3. Default Child-Safe Settings: Restrict data collection to minimum required, and disable tracking and ad personalisation by default.
4. Transparent Notices: Provide child-friendly explanations in simple language, translate into multiple languages.
5. Internal Controls: Maintain records of parental consent, conduct DPIAs for child-focused services.
Risks of Non-Compliance
- Financial Penalties: Up to ₹250 crore per breach.
- Operational Disruption: Platforms may be forced to suspend services to minors if consent systems fail.
- Reputational Damage: Public backlash for mishandling children’s data can be severe.
- Regulatory Scrutiny: Child-focused industries will be under heightened oversight.

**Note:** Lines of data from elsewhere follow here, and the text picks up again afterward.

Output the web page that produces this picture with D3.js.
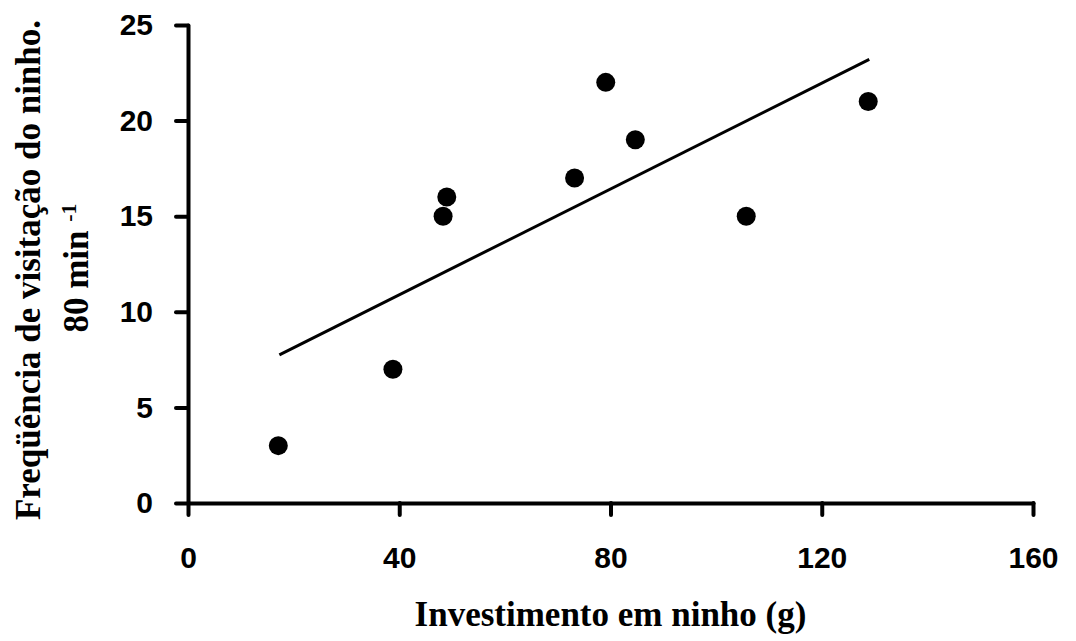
<!DOCTYPE html>
<html>
<head>
<meta charset="utf-8">
<script src="https://cdn.jsdelivr.net/npm/d3@7"></script>
<style>
	body { margin: 0; background: #fff; }
	.axis path, .axis line { stroke: #000; stroke-width: 4; stroke-linecap: round; }
	.axis text { font-family: "Liberation Sans", Arial, sans-serif; font-weight: bold; font-size: 30px; fill: #000; }
	.title { font-family: "Liberation Serif", "Times New Roman", serif; font-weight: bold; font-size: 35px; fill: #000; }
</style>
</head>
<body>
<svg id="chart"></svg>
<script>
// investment in nest (g) and visit frequency per 80 min
const investimento = [17.1, 38.8, 48.3, 49.0, 73.2, 79.1, 84.7, 105.7, 128.8];
const frequencia = [3, 7, 15, 16, 17, 22, 19, 15, 21];

// fitted line, end points as drawn
const trendX = [17.3, 129.0];
const trendY = [7.75, 23.2];

const xTicks = [0, 40, 80, 120, 160];
const yTicks = [0, 5, 10, 15, 20, 25];

const WIDTH = 1076,
	HEIGHT = 641,
	MARGINS = { top: 25, right: 43, bottom: 138, left: 188 };

let svg = d3.select("#chart")
	.attr("width", WIDTH)
	.attr("height", HEIGHT);

let xScale = d3.scaleLinear()
	.domain([0, 160])
	.range([MARGINS.left, WIDTH - MARGINS.right]);

let yScale = d3.scaleLinear()
	.domain([0, 25])
	.range([HEIGHT - MARGINS.bottom, MARGINS.top]);

let xAxis = d3.axisBottom(xScale)
	.tickValues(xTicks)
	.tickSize(12)
	.tickSizeOuter(0)
	.tickPadding(32);

let yAxis = d3.axisLeft(yScale)
	.tickValues(yTicks)
	.tickSize(12)
	.tickSizeOuter(0)
	.tickPadding(23);

svg.append("g")
	.attr("class", "axis")
	.attr("transform", "translate(0," + (HEIGHT - MARGINS.bottom) + ")")
	.call(xAxis);

svg.append("g")
	.attr("class", "axis")
	.attr("transform", "translate(" + MARGINS.left + ",0)")
	.call(yAxis);

// trend line
let lineGen = d3.line()
	.x(function (d, i) { return xScale(trendX[i]); })
	.y(function (d) { return yScale(d); });

svg.append("path")
	.attr("d", lineGen(trendY))
	.attr("stroke", "#000")
	.attr("stroke-width", 3)
	.attr("fill", "none");

// points
svg.selectAll("circle.pt")
	.data(investimento)
	.enter()
	.append("circle")
	.attr("class", "pt")
	.attr("cx", function (d) { return xScale(d); })
	.attr("cy", function (d, i) { return yScale(frequencia[i]); })
	.attr("r", 9.5)
	.attr("fill", "#000");

// axis titles
svg.append("text")
	.attr("class", "title")
	.attr("x", (MARGINS.left + WIDTH - MARGINS.right) / 2)
	.attr("y", 626)
	.attr("text-anchor", "middle")
	.text("Investimento em ninho (g)");

svg.append("text")
	.attr("class", "title")
	.attr("transform", "translate(40,270) rotate(-90)")
	.attr("text-anchor", "middle")
	.text("Freqüência de visitação do ninho.");

let line2 = svg.append("text")
	.attr("class", "title")
	.attr("transform", "translate(88,268) rotate(-90)")
	.attr("text-anchor", "middle");
line2.append("tspan").text("80 min ");
line2.append("tspan")
	.attr("dy", -12)
	.style("font-size", "22px")
	.text("-1");
</script>
</body>
</html>
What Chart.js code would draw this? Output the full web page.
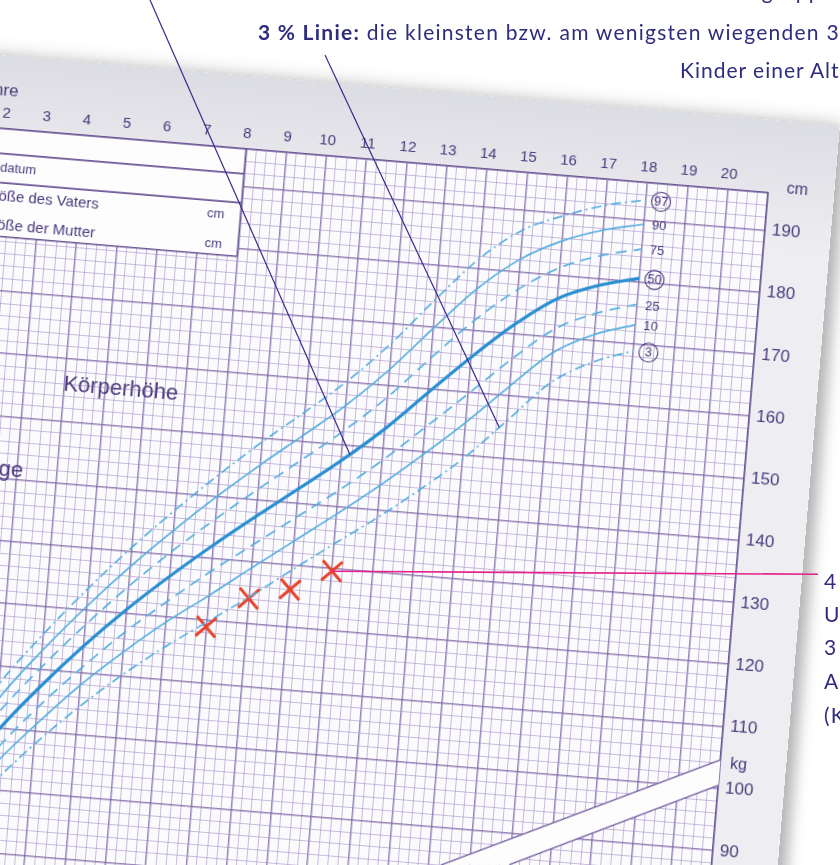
<!DOCTYPE html>
<html><head><meta charset="utf-8">
<script src="https://cdn.jsdelivr.net/npm/chart.js@4.4.1/dist/chart.umd.min.js"></script>
<style>
html,body{margin:0;padding:0;background:#fff;}
body{width:840px;height:865px;overflow:hidden;position:relative;}
#wrap{position:absolute;left:-133.4px;top:49.2px;width:972px;height:937px;transform-origin:60px 73px;transform:rotate(4.8deg);box-shadow:0 -6px 16px rgba(0,0,0,0.10),10px 4px 14px rgba(0,0,0,0.25);}
#c{display:block;}
#anno{position:absolute;left:0;top:0;}
.t{position:absolute;font-family:Lato,"Noto Sans",sans-serif;color:#2f2c7e;font-size:21px;letter-spacing:1.25px;white-space:nowrap;line-height:1;}
</style></head><body>
<div id="wrap"><canvas id="c" width="972" height="937"></canvas></div>
<svg id="anno" width="840" height="865">
  <line id="l1" stroke="#3a2a8c" stroke-width="1.2"/>
  <line id="l2" stroke="#3a2a8c" stroke-width="1.2"/>
  <line id="lp" stroke="#e3238b" stroke-width="1.6"/>
</svg>
<div class="t" style="left:700px;top:-20px">Altersgruppe</div>
<div class="t" style="left:258px;top:21px"><b>3 % Linie:</b> die kleinsten bzw. am wenigsten wiegenden 3</div>
<div class="t" style="left:680px;top:59px;letter-spacing:1px">Kinder einer Altersgruppe</div>
<div class="t" style="left:824px;top:570px">4 Messungen</div>
<div class="t" style="left:824px;top:603px">Unterhalb der</div>
<div class="t" style="left:824px;top:636px">3 % Linie:</div>
<div class="t" style="left:824px;top:670px">Abklärung</div>
<div class="t" style="left:824px;top:704px">(Kinderarzt)</div>
<script>
// ---- data ----
const ages = [0,0.5,1,1.5,2,3,4,5,6,7,8,9,10,11,12,13,14,15,16,17,18];
const p97 = [54.4,72.4,81.4,88.6,95.3,107.0,115.7,123.5,130.7,137.3,143.5,149.3,154.7,160.3,166.9,174.5,181.6,186.7,189.6,191.8,193.2];
const p90 = [53.3,71.0,79.9,86.9,93.3,104.5,113.0,120.6,127.6,134.0,140.0,145.6,150.9,156.3,162.6,169.8,176.7,182.0,185.5,187.8,189.3];
const p75 = [52.3,69.6,78.3,85.1,91.3,102.0,110.2,117.6,124.4,130.6,136.3,141.7,146.9,152.2,158.1,165.0,171.6,177.1,181.2,183.7,185.3];
const p50 = [51.0,68.0,76.5,83.0,89.0,99.0,107.0,114.2,120.7,126.6,132.1,137.3,142.3,147.4,153.0,159.4,165.7,171.5,176.2,178.9,180.6];
const p25 = [49.7,66.4,74.7,80.9,86.7,96.0,103.8,110.7,117.0,122.6,127.9,132.8,137.7,142.6,147.9,153.8,159.8,165.9,171.3,174.4,176.4];
const p10 = [48.8,65.1,73.3,79.3,84.8,93.7,101.1,107.9,113.8,119.2,124.0,129.0,133.9,138.8,143.9,149.4,155.2,161.5,167.5,171.0,173.1];
const p3  = [47.5,63.5,71.5,77.2,82.5,90.7,97.9,104.3,110.0,115.1,119.7,124.3,129.2,134.0,138.7,143.8,149.3,155.9,162.6,166.5,168.9];
const childAges = [8,9,10,11];
const childHeights = [119.0,124.1,126.1,129.6];
const percentileNames = ['97','90','75','50','25','10','3'];
const circledNames = ['97','50','3'];
const ageTickLabels = [1,2,3,4,5,6,7,8,9,10,11,12,13,14,15,16,17,18,19,20];
const cmTickLabels = [90,100,110,120,130,140,150,160,170,180,190];

// ---- styling ----
const INK = '#4a3a7c';
const CURVE = '#58aedf';
const CURVE_BOLD = '#2a8fd0';
const GRID_MINOR = 'rgba(165,145,198,0.6)';
const GRID_MAJOR = 'rgba(125,100,165,0.8)';
const ROT = 4.8*Math.PI/180, C = Math.cos(ROT), S = Math.sin(ROT);
const ORIGIN = {x:-75, y:122.2}, LOCAL = {x:60, y:73};
function toScreen(px,py){const u=px-LOCAL.x, v=py-LOCAL.y;return {x:ORIGIN.x+u*C-v*S, y:ORIGIN.y+u*S+v*C};}
function lerp(xs,ys,a){for(let i=1;i<xs.length;i++){if(a<=xs[i]){const t=(a-xs[i-1])/(xs[i]-xs[i-1]);return ys[i-1]+t*(ys[i]-ys[i-1]);}}return ys[ys.length-1];}

const series = [p97,p90,p75,p50,p25,p10,p3];
const dashes = [[10,4,2,4],[],[11,7],[],[11,7],[],[10,4,2,4]];
const datasets = series.map((s,i)=>({
  label: 'P'+percentileNames[i],
  data: ages.map((a,k)=>({x:a,y:s[k]})),
  borderColor: i===3?CURVE_BOLD:CURVE,
  borderWidth: i===3?3.2:1.7,
  borderDash: dashes[i],
  pointRadius: 0,
  cubicInterpolationMode: 'monotone',
  fill: false
}));
datasets.push({
  label: 'Kind',
  data: childAges.map((a,k)=>({x:a,y:childHeights[k]})),
  showLine: false,
  pointStyle: 'crossRot',
  pointRadius: 14,
  pointBorderWidth: 3,
  pointBorderColor: '#e8432b',
  pointBackgroundColor: '#e8432b'
});

const paperPlugin = {
  id:'paper',
  beforeDraw(chart){
    const {ctx, chartArea:a, width, height} = chart;
    ctx.save();
    const g = ctx.createLinearGradient(0,0,0,a.top+60);
    g.addColorStop(0,'#dcdce3'); g.addColorStop(1,'#eeeef2');
    ctx.fillStyle = g; ctx.fillRect(0,0,width,height);
    ctx.fillStyle = '#fbfbfd'; ctx.fillRect(a.left,a.top,a.right-a.left,a.bottom-a.top);
    ctx.restore();
  }
};

const decorPlugin = {
  id:'decor',
  beforeDatasetsDraw(chart){
    const {ctx, chartArea:a, scales:{x,y}} = chart;
    const X = v=>x.getPixelForValue(v), Y = v=>y.getPixelForValue(v);
    ctx.save();
    // form box
    ctx.fillStyle = '#fdfdfe';
    ctx.fillRect(a.left, Y(196), X(8)-a.left, Y(178.7)-Y(196));
    ctx.strokeStyle = '#6a5694'; ctx.lineWidth = 1.6;
    ctx.beginPath();
    [196,192,187.3,178.7].forEach(c=>{ctx.moveTo(a.left,Y(c)); ctx.lineTo(X(8),Y(c));});
    ctx.moveTo(X(8),Y(196)); ctx.lineTo(X(8),Y(178.7));
    ctx.stroke();
    ctx.fillStyle = INK;
    ctx.textBaseline = 'middle';
    ctx.font = '13px "Liberation Sans", Arial, sans-serif';
    ctx.textAlign = 'right';
    ctx.fillText('Geburtsdatum', X(2.85), Y(189.6));
    ctx.font = '15px "Liberation Sans", Arial, sans-serif';
    ctx.fillText('Größe des Vaters', X(4.47), Y(185.1));
    ctx.fillText('Größe der Mutter', X(4.44), Y(180.4));
    ctx.font = '13px "Liberation Sans", Arial, sans-serif';
    ctx.fillText('cm', X(7.6), Y(185.1));
    ctx.fillText('cm', X(7.6), Y(180.4));
    // section titles
    ctx.font = '22px "Liberation Sans", Arial, sans-serif';
    ctx.textAlign = 'left';
    ctx.fillText('Körperhöhe', X(3.97), Y(155.8));
    ctx.textAlign = 'right';
    ctx.fillText('Länge', X(3.15), Y(141.4));
    // weight band of the lower chart
    ctx.beginPath();
    ctx.moveTo(X(21),Y(104.6)); ctx.lineTo(X(14.3),Y(84));
    ctx.lineTo(X(16),Y(85)); ctx.lineTo(X(21),Y(100.5)); ctx.closePath();
    ctx.fillStyle = '#fdfdfe'; ctx.fill();
    ctx.strokeStyle = '#7a64a4'; ctx.lineWidth = 1.5;
    ctx.beginPath();
    ctx.moveTo(X(21),Y(104.6)); ctx.lineTo(X(14.3),Y(84));
    ctx.moveTo(X(16),Y(85)); ctx.lineTo(X(21),Y(100.5));
    ctx.stroke();
    ctx.restore();
  },
  afterDatasetsDraw(chart){
    const {ctx, scales:{x,y}} = chart;
    const X = v=>x.getPixelForValue(v), Y = v=>y.getPixelForValue(v);
    ctx.save();
    ctx.fillStyle = INK; ctx.strokeStyle = INK; ctx.lineWidth = 1.1;
    ctx.textAlign = 'center'; ctx.textBaseline = 'middle';
    ctx.font = '13px "Liberation Sans", Arial, sans-serif';
    series.forEach((s,i)=>{
      const name = percentileNames[i];
      const px = X(ages[ages.length-1]) + 15, py = Y(s[s.length-1]);
      ctx.fillText(name, px, py+1);
      if (circledNames.includes(name)) { ctx.beginPath(); ctx.arc(px, py+0.5, 9.5, 0, Math.PI*2); ctx.stroke(); }
    });
    // outer labels
    ctx.font = '16px "Liberation Sans", Arial, sans-serif';
    ctx.textAlign = 'left';
    ctx.fillText('cm', X(21.45), Y(196.9));
    ctx.fillText('kg', X(21.25), Y(104.0));
    ctx.font = '17px "Liberation Sans", Arial, sans-serif';
    ctx.textAlign = 'right';
    ctx.fillText('Jahre', X(2.25), Y(202.1));
    ctx.restore();
    // leader lines (screen overlay) ending on the data
    const e1 = toScreen(X(11.2), Y(lerp(ages,p50,11.2)));
    const e2 = toScreen(X(14.84), Y(lerp(ages,p3,14.84)));
    const k = childAges.length-1;
    const e3 = toScreen(X(childAges[k]), Y(childHeights[k]));
    const set=(id,x1,y1,x2,y2)=>{const l=document.getElementById(id);l.setAttribute('x1',x1);l.setAttribute('y1',y1);l.setAttribute('x2',x2);l.setAttribute('y2',y2);};
    set('l1',150,0,e1.x,e1.y);
    set('l2',325,55,e2.x,e2.y);
    set('lp',e3.x,e3.y,818,e3.y+3);
  }
};

document.getElementById('wrap').style.left = (ORIGIN.x - LOCAL.x) + 'px';

new Chart(document.getElementById('c'), {
  type: 'line',
  data: {datasets},
  plugins: [paperPlugin, decorPlugin],
  options: {
    responsive: false,
    animation: false,
    layout: {autoPadding:false, padding:{left:60,top:0,right:0,bottom:0}},
    plugins: {legend:{display:false}, tooltip:{enabled:false}},
    scales: {
      x: {
        type:'linear', position:'top', min:0, max:21,
        afterFit: s=>{ s.height = 73; },
        grid: {
          drawTicks:false,
          color: c=> (c.tick && Number.isInteger(c.tick.value)) ? GRID_MAJOR : GRID_MINOR,
          lineWidth: c=> (c.tick && Number.isInteger(c.tick.value)) ? 1.5 : 1
        },
        border: {color:'#6a5694', width:1.6},
        ticks: {
          stepSize:0.25, autoSkip:false, maxRotation:0, padding:6, color:INK,
          font:{family:'"Liberation Sans", Arial, sans-serif', size:15},
          callback: v => ageTickLabels.includes(v) ? String(v) : ''
        }
      },
      y: {
        type:'linear', position:'right', min:60, max:196,
        afterFit: s=>{ s.width = 66; },
        grid: {
          drawTicks:false,
          color: c=> (c.tick && c.tick.value % 10 === 0) ? GRID_MAJOR : GRID_MINOR,
          lineWidth: c=> (c.tick && c.tick.value % 10 === 0) ? 1.5 : 1
        },
        border: {color:'#6a5694', width:1.6},
        ticks: {
          stepSize:2, autoSkip:false, padding:7, color:INK,
          font:{family:'"Liberation Sans", Arial, sans-serif', size:17},
          callback: v => cmTickLabels.includes(v) ? String(v) : ''
        }
      }
    }
  }
});
</script>
</body></html>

Conclusion & Key Takeaways
The DPDP Act imposes one of the world’s strictest child data protection regimes, requiring verifiable parental consent for under-18s and prohibiting profiling, tracking, and targeted advertising.
Key takeaways:
- Fiduciaries must design onboarding systems that integrate parental consent.
- Platforms with teen users must rethink advertising and monetisation models.
- Compliance requires age verification, parental authentication, safe defaults, and DPIAs.
- Non-compliance risks not just penalties but also reputational harm.
For businesses, protecting children’s data is not merely a regulatory obligation but trust imperative. Companies that embrace child-centric privacy by design will emerge as leaders in India’s rapidly evolving digital ecosystem.